A recent report from the United Kingdom is shedding new light on low frequency sound dispersion and the overall impact on nearby residents and the environment.
Infrasound is lower than 20-Hertz in frequency, the "normal" limit of human hearing.
Grey-Bruce Medical Officer of Health, Doctor Hazel Lynn, tells Bayshore Broadcasting News the document suggests Health Canada and similar organizations should consider the effects of infrasound in regards to wind farms.
At 550-metres the sound pressure wave coming off of an industrial wind turbine is reduced to 30-decibels, which is no louder than the noise in your bedroom at night.

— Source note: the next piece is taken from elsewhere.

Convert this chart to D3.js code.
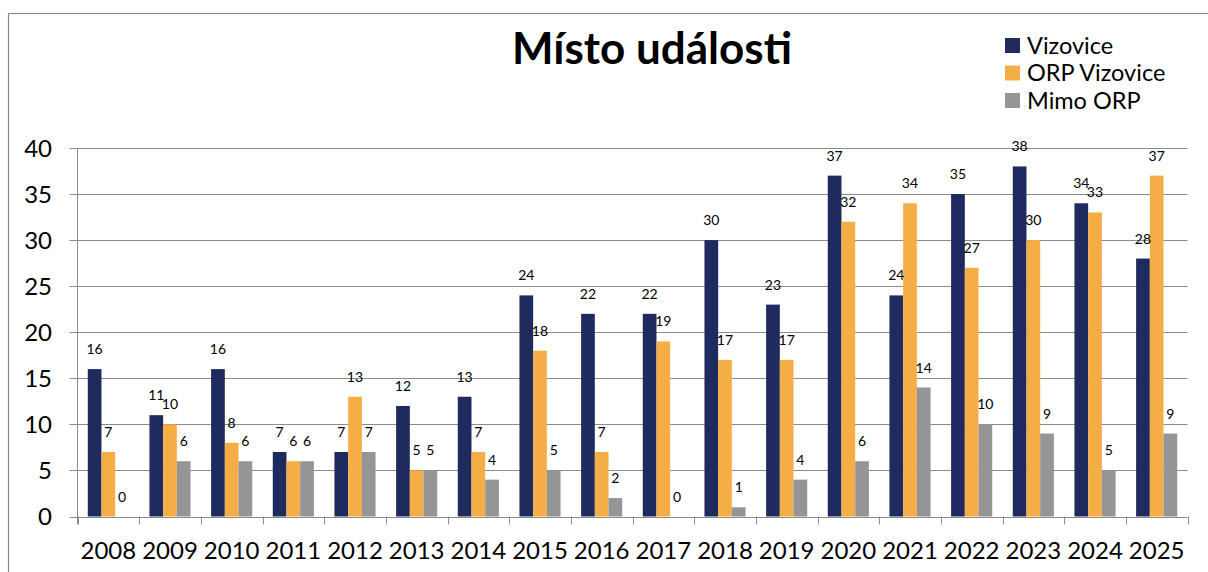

However, infrasound is dependant on atmospheric conditions such as air pressure, wind direction and cloud cover --- and the lower the frequency, the further it travels.

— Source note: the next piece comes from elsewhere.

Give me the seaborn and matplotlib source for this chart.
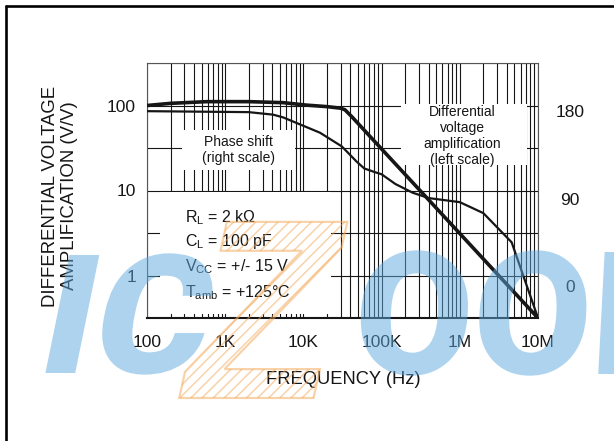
import matplotlib
matplotlib.use("Agg")
import matplotlib.pyplot as plt
import matplotlib.transforms as mtransforms
from matplotlib.font_manager import FontProperties
from matplotlib.lines import Line2D
from matplotlib.patches import PathPatch, Rectangle
from matplotlib.textpath import TextPath
from matplotlib.ticker import FixedLocator, NullFormatter
import pandas as pd
import seaborn as sns

# ---- data -------------------------------------------------------------
gain_freq = [100, 200, 580, 2e3, 5.5e3, 1.1e4, 2e4, 3e4, 3.4e4, 4.15e4, 1e5, 1e6, 1e7]
gain_vv = [100, 106, 111, 111, 108, 101, 97, 93, 89, 74, 30.8, 3.12, 0.316]

phase_freq = [100, 2e3, 4.1e3, 5.5e3, 8.2e3, 1.63e4, 3.1e4, 4.8e4, 6e4, 8e4, 1e5,
              1.5e5, 2.5e5, 4e5, 1e6, 2e6, 4.6e6, 1e7]
phase_deg = [180, 179, 176.4, 173.6, 167.8, 157.8, 143.7, 128, 121, 117.5, 115,
             105, 96, 90.5, 86.3, 75, 45, -33]

x_ticks = [100, 1e3, 1e4, 1e5, 1e6, 1e7]
x_tick_labels = ["100", "1K", "10K", "100K", "1M", "10M"]
y_ticks = [1, 10, 100]
y_tick_labels = ["1", "10", "100"]
phase_ticks = [0, 90, 180]
phase_tick_labels = ["0", "90", "180"]

conditions = [r"R$_{\mathregular{L}}$ = 2 k" + "\u03a9",
              r"C$_{\mathregular{L}}$ = 100 pF",
              r"V$_{\mathregular{CC}}$ = +/- 15 V",
              r"T$_{\mathregular{amb}}$ = +125°C"]

gain_df = pd.DataFrame({"freq": gain_freq, "gain": gain_vv})
phase_df = pd.DataFrame({"freq": phase_freq, "phase": phase_deg})

# ---- style ------------------------------------------------------------
sns.set_theme(style="white")
plt.rcParams["font.family"] = ["Liberation Sans", "DejaVu Sans"]
plt.rcParams["mathtext.fontset"] = "custom"
plt.rcParams["mathtext.rm"] = "Liberation Sans"
plt.rcParams["mathtext.it"] = "Liberation Sans:italic"
plt.rcParams["mathtext.bf"] = "Liberation Sans:bold"
plt.rcParams["hatch.linewidth"] = 1.1

W, H = 614, 441
fig = plt.figure(figsize=(W / 100, H / 100), dpi=100)
fig.patch.set_facecolor("white")

L, R, T, B = 147, 538, 63, 318
ax = fig.add_axes([L / W, 1 - B / H, (R - L) / W, (B - T) / H])
ax.set_facecolor("white")
ax.set_xscale("log")
ax.set_yscale("log")
ax.set_xlim(100, 1e7)
ax.set_ylim(10 ** -0.5, 10 ** 2.5)

ink = "#161616"

# grid: full log grid on x, half-decade lines on y
ax.xaxis.set_major_locator(FixedLocator(x_ticks))
ax.xaxis.set_minor_locator(FixedLocator(
    [m * 10 ** e for e in range(2, 7) for m in range(2, 10)]))
ax.yaxis.set_major_locator(FixedLocator(y_ticks))
ax.yaxis.set_minor_locator(FixedLocator([10 ** -0.5, 10 ** 0.5, 10 ** 1.5, 10 ** 2.5]))
ax.set_xticks(x_ticks, x_tick_labels)
ax.set_yticks(y_ticks, y_tick_labels)
ax.xaxis.set_minor_formatter(NullFormatter())
ax.yaxis.set_minor_formatter(NullFormatter())
ax.set_axisbelow(True)
ax.grid(True, which="both", color=ink, lw=0.8)
ax.tick_params(axis="x", which="both", length=0, pad=12.5, labelsize=12.5, labelcolor=ink)
ax.tick_params(axis="y", which="both", length=0, pad=8, labelsize=12.5, labelcolor=ink)
for side in ("top", "left", "right"):
    ax.spines[side].set_color("#555555")
    ax.spines[side].set_linewidth(0.8)
ax.spines["bottom"].set_color(ink)
ax.spines["bottom"].set_linewidth(1.5)

# white panels behind the annotations
def panel(x0, y0, x1, y1):
    ax.add_patch(Rectangle(((x0 - L) / (R - L), (B - y1) / (B - T)),
                           (x1 - x0) / (R - L), (y1 - y0) / (B - T),
                           transform=ax.transAxes, facecolor="white",
                           edgecolor="none", zorder=1))

panel(182, 130, 295, 170)
panel(401, 104, 527, 165)
panel(160, 192, 331, 314)

# gain curve (left scale)
sns.lineplot(data=gain_df, x="freq", y="gain", ax=ax, color=ink, lw=2.6,
             zorder=3, legend=False)
ax.set_xlabel("")
ax.set_ylabel("")

# phase curve (right scale)
ax2 = ax.twinx()
ax2.set_yscale("linear")
ax2.set_ylim(-33.0, 229.6)
sns.lineplot(data=phase_df, x="freq", y="phase", ax=ax2, color=ink, lw=1.6,
             zorder=3, legend=False)
ax2.set_xlim(100, 1e7)
ax2.set_xlabel("")
ax2.set_ylabel("")
ax2.set_yticks(phase_ticks, phase_tick_labels)
ax2.tick_params(axis="y", length=0, pad=23, labelsize=12.5, labelcolor=ink)
for t in ax2.get_yticklabels():
    t.set_horizontalalignment("center")
ax2.grid(False)
for s in ax2.spines.values():
    s.set_visible(False)

# annotations
def ax_pt(x, y):
    return (x - L) / (R - L), (B - y) / (B - T)

ax.text(*ax_pt(238, 150), "Phase shift\n(right scale)", transform=ax.transAxes,
        ha="center", va="center", fontsize=10, linespacing=1.2, color=ink, zorder=4)
ax.text(*ax_pt(462, 136), "Differential\nvoltage\namplification\n(left scale)",
        transform=ax.transAxes, ha="center", va="center", fontsize=10,
        linespacing=1.2, color=ink, zorder=4)
for line, yb in zip(conditions, [222, 246, 271, 297]):
    ax.text(*ax_pt(185, yb), line, transform=ax.transAxes, ha="left",
            va="baseline", fontsize=11.5, color=ink, zorder=4)

fig.text(343 / W, 1 - 380 / H, "FREQUENCY (Hz)", ha="center", va="center",
         fontsize=13.2, color=ink)
fig.text(60 / W, 1 - 196 / H, "DIFFERENTIAL VOLTAGE\nAMPLIFICATION (V/V)",
         rotation=90, ha="center", va="center", fontsize=13.4,
         linespacing=1.1, color=ink)

# page frame
fig.add_artist(Line2D([6 / W, 6 / W], [0, 1 - 6 / H], transform=fig.transFigure,
                      color="black", lw=1.9))
fig.add_artist(Line2D([6 / W, 1], [1 - 6 / H, 1 - 6 / H], transform=fig.transFigure,
                      color="black", lw=1.9))

# logo overlay
heavy_font = FontProperties(family=["Roboto", "DejaVu Sans"], weight=900)
bold_font = FontProperties(family="Liberation Sans", weight="bold")

def logo(text, x0, baseline, cap_px, skew, prop, xstretch=1.0, **kw):
    path = TextPath((0, 0), text, size=1, prop=prop)
    scale = cap_px / 0.711
    tr = (mtransforms.Affine2D().skew_deg(skew, 0)
          .scale(scale * xstretch, scale).translate(x0, H - baseline))
    fig.add_artist(PathPatch(path, transform=tr, **kw))

logo("IC", 34, 373, 118, 11, heavy_font, 1.05, facecolor="#5ea9de",
     edgecolor="none", alpha=0.5, zorder=10)
logo("OOM", 352, 374, 122, 3, heavy_font, 1.0, facecolor="#5ea9de",
     edgecolor="none", alpha=0.5, zorder=10)
logo("Z", 172, 398, 182, 13, bold_font, 0.95, facecolor="none",
     edgecolor="#f3a654", lw=1.6, hatch="///", alpha=0.5, zorder=11)

fig.savefig("out.png", dpi=100, facecolor="white")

According to Doctor Lynn, if you move people two-kilometres from wind turbine developments, the distress level decreases significantly.
She says a lot of the studies on infrasound are completed by the United States Navy.

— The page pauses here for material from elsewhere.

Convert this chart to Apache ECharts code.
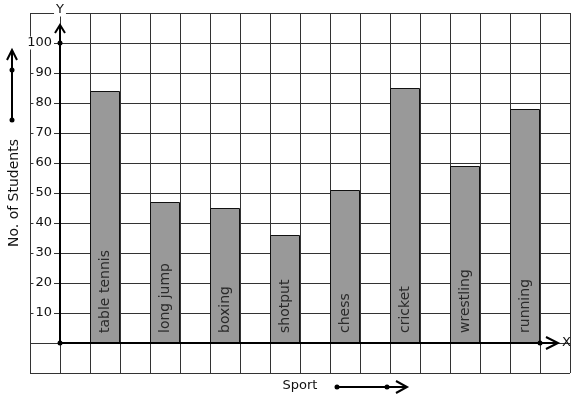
<!DOCTYPE html>
<html>
<head>
<meta charset="utf-8">
<script src="https://cdn.jsdelivr.net/npm/echarts@6/dist/echarts.min.js"></script>
<style>
html, body { margin: 0; padding: 0; background: #fff; }
#main { width: 577px; height: 399px; }
</style>
</head>
<body>
<div id="main"></div>
<script>
var sports = ['table tennis', 'long jump', 'boxing', 'shotput', 'chess', 'cricket', 'wrestling', 'running'];
var students = [84, 47, 45, 36, 51, 85, 59, 78];
var barPos = [1.5, 3.5, 5.5, 7.5, 9.5, 11.5, 13.5, 15.5];
var yLabels = [10, 20, 30, 40, 50, 60, 70, 80, 90, 100];

var font = 'DejaVu Sans';
var myChart = echarts.init(document.getElementById('main'));

var barData = [];
for (var i = 0; i < sports.length; i++) {
    barData.push([barPos[i], students[i]]);
}

var option = {
    animation: false,
    grid: { left: 30, top: 13, width: 540, height: 360, outerBoundsMode: 'none', containLabel: false },
    xAxis: {
        type: 'value',
        min: -1, max: 17, interval: 1,
        name: 'Sport',
        nameLocation: 'middle',
        nameGap: 6,
        nameTextStyle: { fontFamily: font, fontSize: 13, color: '#111' },
        axisLine: { show: false, onZero: false },
        axisTick: { show: false },
        axisLabel: { show: false },
        splitLine: { show: true, lineStyle: { color: '#333', width: 1 } }
    },
    yAxis: {
        type: 'value',
        min: -10, max: 110, interval: 10,
        axisLine: { show: false, onZero: false },
        axisTick: { show: false },
        axisLabel: {
            inside: true,
            margin: 24,
            align: 'right',
            fontFamily: font,
            fontSize: 13,
            color: '#111',
            backgroundColor: '#fff',
            padding: [0, 2, 0, 2],
            formatter: function (v) {
                return yLabels.indexOf(v) >= 0 ? String(v) : '';
            }
        },
        splitLine: { show: true, lineStyle: { color: '#333', width: 1 } }
    },
    series: [{
        type: 'bar',
        data: barData,
        barWidth: 30,
        itemStyle: { color: '#999999', borderColor: '#111', borderWidth: 1 },
        label: {
            show: true,
            position: 'insideBottom',
            rotate: 90,
            align: 'left',
            verticalAlign: 'middle',
            distance: 10,
            fontFamily: font,
            fontSize: 14,
            color: '#2a2a2a',
            formatter: function (p) { return sports[p.dataIndex]; }
        }
    }]
};

myChart.setOption(option);

// axes with arrows, drawn through the chart scales
var o = myChart.convertToPixel({ xAxisIndex: 0, yAxisIndex: 0 }, [0, 0]);
var xDot = myChart.convertToPixel({ xAxisIndex: 0, yAxisIndex: 0 }, [16, 0]);
var xTip = myChart.convertToPixel({ xAxisIndex: 0, yAxisIndex: 0 }, [16.6, 0]);
var yDot = myChart.convertToPixel({ xAxisIndex: 0, yAxisIndex: 0 }, [0, 100]);
var yTip = myChart.convertToPixel({ xAxisIndex: 0, yAxisIndex: 0 }, [0, 106]);
var yMid = myChart.convertToPixel({ xAxisIndex: 0, yAxisIndex: 0 }, [-1, 50]);

var black = { stroke: '#000', lineWidth: 2, fill: null };
function dot(x, y) {
    return { type: 'circle', shape: { cx: x, cy: y, r: 2.5 }, style: { fill: '#000' }, z: 100 };
}
function line(pts) {
    return { type: 'polyline', shape: { points: pts }, style: black, z: 100 };
}

myChart.setOption({
    graphic: [
        // y axis title
        { type: 'text', x: yMid[0] - 16, y: yMid[1], rotation: Math.PI / 2, z: 100,
          style: { text: 'No. of Students', fontFamily: font, fontSize: 14, fill: '#111',
                   align: 'center', verticalAlign: 'middle' } },
        // X axis
        line([o, xTip]),
        line([[xTip[0] - 12, xTip[1] - 6], xTip, [xTip[0] - 12, xTip[1] + 6]]),
        dot(o[0], o[1]),
        dot(xDot[0], xDot[1]),
        { type: 'text', x: xTip[0] + 4, y: xTip[1], z: 100,
          style: { text: 'X', fontFamily: font, fontSize: 13, fill: '#111', verticalAlign: 'middle' } },
        // Y axis
        line([o, yTip]),
        line([[yTip[0] - 5, yTip[1] + 8], yTip, [yTip[0] + 5, yTip[1] + 8]]),
        dot(yDot[0], yDot[1]),
        { type: 'text', x: yTip[0], y: 10, z: 100,
          style: { text: 'Y', fontFamily: font, fontSize: 13, fill: '#111', align: 'center',
                   verticalAlign: 'middle', backgroundColor: '#fff', padding: [0, 2] } },
        // left direction arrow
        line([[12, 120], [12, 51]]),
        line([[7, 60], [12, 50], [17, 60]]),
        dot(12, 120),
        dot(12, 70),
        // bottom direction arrow
        line([[337, 387], [406, 387]]),
        line([[396, 381], [407, 387], [396, 393]]),
        dot(337, 387),
        dot(387, 387)
    ]
});

window.addEventListener('resize', function () {
    myChart.resize();
});
</script>
</body>
</html>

The critical motion sickness range, which is thought to be responsible for the side-effects some nearby residents experience, is between 1-9 Hertz.
At those frequencies, industrial wind turbines produce sound pressure waves that are allegedly much stronger than the 40-decibel limit allowed under the Green Energy Act.
Even with this information, Doctor Lynn tells us there isn't much the Grey-Bruce Health Unit can do to measure infrasound and make meaningful recommendations.
The MOH says it took decades to realize the harmful affects of smoking, and Dr. Lynn is confident it'll take a similar amount of time to analyze the data from wind turbines.
In some countries wind turbine set-backs are in excess of two-kilometres, while the Netherlands effectively ended on-shore developments in 2011 by cancelling subsidies.